**Set problem**
Can you print the data exactly and leave out each image?

**Data excerpt**
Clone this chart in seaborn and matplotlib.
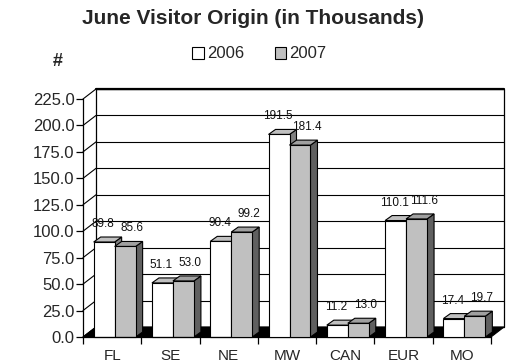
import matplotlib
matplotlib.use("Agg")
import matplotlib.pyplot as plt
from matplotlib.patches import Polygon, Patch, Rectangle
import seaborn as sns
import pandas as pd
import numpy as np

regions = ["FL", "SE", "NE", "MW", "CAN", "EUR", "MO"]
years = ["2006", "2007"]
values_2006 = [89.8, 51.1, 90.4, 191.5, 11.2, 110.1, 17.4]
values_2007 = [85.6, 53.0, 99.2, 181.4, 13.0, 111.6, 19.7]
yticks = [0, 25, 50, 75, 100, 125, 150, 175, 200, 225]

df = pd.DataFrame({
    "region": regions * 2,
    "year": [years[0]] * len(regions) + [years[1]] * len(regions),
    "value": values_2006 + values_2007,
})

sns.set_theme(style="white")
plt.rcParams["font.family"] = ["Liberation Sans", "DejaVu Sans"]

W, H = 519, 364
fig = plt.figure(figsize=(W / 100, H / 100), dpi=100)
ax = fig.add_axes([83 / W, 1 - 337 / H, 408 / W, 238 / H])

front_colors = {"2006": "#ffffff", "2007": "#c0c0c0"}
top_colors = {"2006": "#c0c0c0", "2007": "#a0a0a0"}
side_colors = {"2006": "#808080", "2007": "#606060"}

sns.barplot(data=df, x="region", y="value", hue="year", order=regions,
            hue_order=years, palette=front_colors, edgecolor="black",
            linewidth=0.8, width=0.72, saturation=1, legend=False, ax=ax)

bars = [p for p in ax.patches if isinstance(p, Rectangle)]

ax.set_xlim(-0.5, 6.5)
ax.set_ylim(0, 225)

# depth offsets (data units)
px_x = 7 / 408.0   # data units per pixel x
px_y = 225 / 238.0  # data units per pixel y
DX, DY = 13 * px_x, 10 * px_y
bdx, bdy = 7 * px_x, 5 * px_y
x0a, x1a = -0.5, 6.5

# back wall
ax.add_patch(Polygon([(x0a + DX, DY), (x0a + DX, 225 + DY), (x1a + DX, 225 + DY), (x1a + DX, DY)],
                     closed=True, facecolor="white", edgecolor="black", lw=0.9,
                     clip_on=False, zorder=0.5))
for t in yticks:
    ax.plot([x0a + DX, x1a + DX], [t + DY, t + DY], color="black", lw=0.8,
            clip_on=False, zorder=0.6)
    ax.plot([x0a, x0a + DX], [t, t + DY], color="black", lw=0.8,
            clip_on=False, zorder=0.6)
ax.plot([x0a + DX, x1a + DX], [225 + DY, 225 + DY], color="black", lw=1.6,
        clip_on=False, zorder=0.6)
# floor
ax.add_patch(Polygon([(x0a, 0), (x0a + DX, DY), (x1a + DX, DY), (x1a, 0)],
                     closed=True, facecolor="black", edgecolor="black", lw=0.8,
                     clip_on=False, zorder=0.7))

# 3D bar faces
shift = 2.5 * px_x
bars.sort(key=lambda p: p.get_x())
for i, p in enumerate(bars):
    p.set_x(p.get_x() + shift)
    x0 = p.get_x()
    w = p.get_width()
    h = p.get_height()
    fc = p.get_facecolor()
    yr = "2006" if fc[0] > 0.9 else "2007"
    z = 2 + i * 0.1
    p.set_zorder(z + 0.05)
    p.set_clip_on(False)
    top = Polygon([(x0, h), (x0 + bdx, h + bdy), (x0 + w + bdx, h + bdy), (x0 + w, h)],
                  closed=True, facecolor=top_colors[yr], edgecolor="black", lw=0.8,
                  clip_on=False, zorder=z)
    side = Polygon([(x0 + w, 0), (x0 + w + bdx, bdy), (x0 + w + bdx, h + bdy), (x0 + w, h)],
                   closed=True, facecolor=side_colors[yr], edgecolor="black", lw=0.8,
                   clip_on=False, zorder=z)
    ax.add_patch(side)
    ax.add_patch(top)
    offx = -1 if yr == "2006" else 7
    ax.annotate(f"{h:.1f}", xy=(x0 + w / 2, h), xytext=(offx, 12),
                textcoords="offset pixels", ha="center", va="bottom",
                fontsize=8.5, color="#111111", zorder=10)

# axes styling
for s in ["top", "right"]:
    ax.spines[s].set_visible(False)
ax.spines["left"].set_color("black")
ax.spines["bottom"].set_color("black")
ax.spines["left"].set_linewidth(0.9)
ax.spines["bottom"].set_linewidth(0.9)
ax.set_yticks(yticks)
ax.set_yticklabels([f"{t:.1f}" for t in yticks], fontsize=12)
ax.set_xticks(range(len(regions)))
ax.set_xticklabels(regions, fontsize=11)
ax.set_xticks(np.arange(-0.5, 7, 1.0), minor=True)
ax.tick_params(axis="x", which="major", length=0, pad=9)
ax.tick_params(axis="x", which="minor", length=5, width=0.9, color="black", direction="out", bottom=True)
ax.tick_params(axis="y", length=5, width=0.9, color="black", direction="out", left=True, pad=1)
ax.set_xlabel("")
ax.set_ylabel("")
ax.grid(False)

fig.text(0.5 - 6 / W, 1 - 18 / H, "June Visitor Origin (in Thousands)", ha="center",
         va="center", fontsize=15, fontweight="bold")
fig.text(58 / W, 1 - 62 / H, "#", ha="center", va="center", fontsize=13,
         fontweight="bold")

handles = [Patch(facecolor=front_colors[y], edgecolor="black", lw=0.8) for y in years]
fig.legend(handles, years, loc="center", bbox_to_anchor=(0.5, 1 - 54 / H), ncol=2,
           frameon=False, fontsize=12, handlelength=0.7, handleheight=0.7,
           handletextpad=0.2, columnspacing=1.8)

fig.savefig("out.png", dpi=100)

**Written response**
Clone this chart in seaborn and matplotlib.
import matplotlib
matplotlib.use("Agg")
import matplotlib.pyplot as plt
from matplotlib.patches import Polygon, Patch, Rectangle
import seaborn as sns
import pandas as pd
import numpy as np

regions = ["FL", "SE", "NE", "MW", "CAN", "EUR", "MO"]
years = ["2006", "2007"]
values_2006 = [89.8, 51.1, 90.4, 191.5, 11.2, 110.1, 17.4]
values_2007 = [85.6, 53.0, 99.2, 181.4, 13.0, 111.6, 19.7]
yticks = [0, 25, 50, 75, 100, 125, 150, 175, 200, 225]

df = pd.DataFrame({
    "region": regions * 2,
    "year": [years[0]] * len(regions) + [years[1]] * len(regions),
    "value": values_2006 + values_2007,
})

sns.set_theme(style="white")
plt.rcParams["font.family"] = ["Liberation Sans", "DejaVu Sans"]

W, H = 519, 364
fig = plt.figure(figsize=(W / 100, H / 100), dpi=100)
ax = fig.add_axes([83 / W, 1 - 337 / H, 408 / W, 238 / H])

front_colors = {"2006": "#ffffff", "2007": "#c0c0c0"}
top_colors = {"2006": "#c0c0c0", "2007": "#a0a0a0"}
side_colors = {"2006": "#808080", "2007": "#606060"}

sns.barplot(data=df, x="region", y="value", hue="year", order=regions,
            hue_order=years, palette=front_colors, edgecolor="black",
            linewidth=0.8, width=0.72, saturation=1, legend=False, ax=ax)

bars = [p for p in ax.patches if isinstance(p, Rectangle)]

ax.set_xlim(-0.5, 6.5)
ax.set_ylim(0, 225)

# depth offsets (data units)
px_x = 7 / 408.0   # data units per pixel x
px_y = 225 / 238.0  # data units per pixel y
DX, DY = 13 * px_x, 10 * px_y
bdx, bdy = 7 * px_x, 5 * px_y
x0a, x1a = -0.5, 6.5

# back wall
ax.add_patch(Polygon([(x0a + DX, DY), (x0a + DX, 225 + DY), (x1a + DX, 225 + DY), (x1a + DX, DY)],
                     closed=True, facecolor="white", edgecolor="black", lw=0.9,
                     clip_on=False, zorder=0.5))
for t in yticks:
    ax.plot([x0a + DX, x1a + DX], [t + DY, t + DY], color="black", lw=0.8,
            clip_on=False, zorder=0.6)
    ax.plot([x0a, x0a + DX], [t, t + DY], color="black", lw=0.8,
            clip_on=False, zorder=0.6)
ax.plot([x0a + DX, x1a + DX], [225 + DY, 225 + DY], color="black", lw=1.6,
        clip_on=False, zorder=0.6)
# floor
ax.add_patch(Polygon([(x0a, 0), (x0a + DX, DY), (x1a + DX, DY), (x1a, 0)],
                     closed=True, facecolor="black", edgecolor="black", lw=0.8,
                     clip_on=False, zorder=0.7))

# 3D bar faces
shift = 2.5 * px_x
bars.sort(key=lambda p: p.get_x())
for i, p in enumerate(bars):
    p.set_x(p.get_x() + shift)
    x0 = p.get_x()
    w = p.get_width()
    h = p.get_height()
    fc = p.get_facecolor()
    yr = "2006" if fc[0] > 0.9 else "2007"
    z = 2 + i * 0.1
    p.set_zorder(z + 0.05)
    p.set_clip_on(False)
    top = Polygon([(x0, h), (x0 + bdx, h + bdy), (x0 + w + bdx, h + bdy), (x0 + w, h)],
                  closed=True, facecolor=top_colors[yr], edgecolor="black", lw=0.8,
                  clip_on=False, zorder=z)
    side = Polygon([(x0 + w, 0), (x0 + w + bdx, bdy), (x0 + w + bdx, h + bdy), (x0 + w, h)],
                   closed=True, facecolor=side_colors[yr], edgecolor="black", lw=0.8,
                   clip_on=False, zorder=z)
    ax.add_patch(side)
    ax.add_patch(top)
    offx = -1 if yr == "2006" else 7
    ax.annotate(f"{h:.1f}", xy=(x0 + w / 2, h), xytext=(offx, 12),
                textcoords="offset pixels", ha="center", va="bottom",
                fontsize=8.5, color="#111111", zorder=10)

# axes styling
for s in ["top", "right"]:
    ax.spines[s].set_visible(False)
ax.spines["left"].set_color("black")
ax.spines["bottom"].set_color("black")
ax.spines["left"].set_linewidth(0.9)
ax.spines["bottom"].set_linewidth(0.9)
ax.set_yticks(yticks)
ax.set_yticklabels([f"{t:.1f}" for t in yticks], fontsize=12)
ax.set_xticks(range(len(regions)))
ax.set_xticklabels(regions, fontsize=11)
ax.set_xticks(np.arange(-0.5, 7, 1.0), minor=True)
ax.tick_params(axis="x", which="major", length=0, pad=9)
ax.tick_params(axis="x", which="minor", length=5, width=0.9, color="black", direction="out", bottom=True)
ax.tick_params(axis="y", length=5, width=0.9, color="black", direction="out", left=True, pad=1)
ax.set_xlabel("")
ax.set_ylabel("")
ax.grid(False)

fig.text(0.5 - 6 / W, 1 - 18 / H, "June Visitor Origin (in Thousands)", ha="center",
         va="center", fontsize=15, fontweight="bold")
fig.text(58 / W, 1 - 62 / H, "#", ha="center", va="center", fontsize=13,
         fontweight="bold")

handles = [Patch(facecolor=front_colors[y], edgecolor="black", lw=0.8) for y in years]
fig.legend(handles, years, loc="center", bbox_to_anchor=(0.5, 1 - 54 / H), ncol=2,
           frameon=False, fontsize=12, handlelength=0.7, handleheight=0.7,
           handletextpad=0.2, columnspacing=1.8)

fig.savefig("out.png", dpi=100)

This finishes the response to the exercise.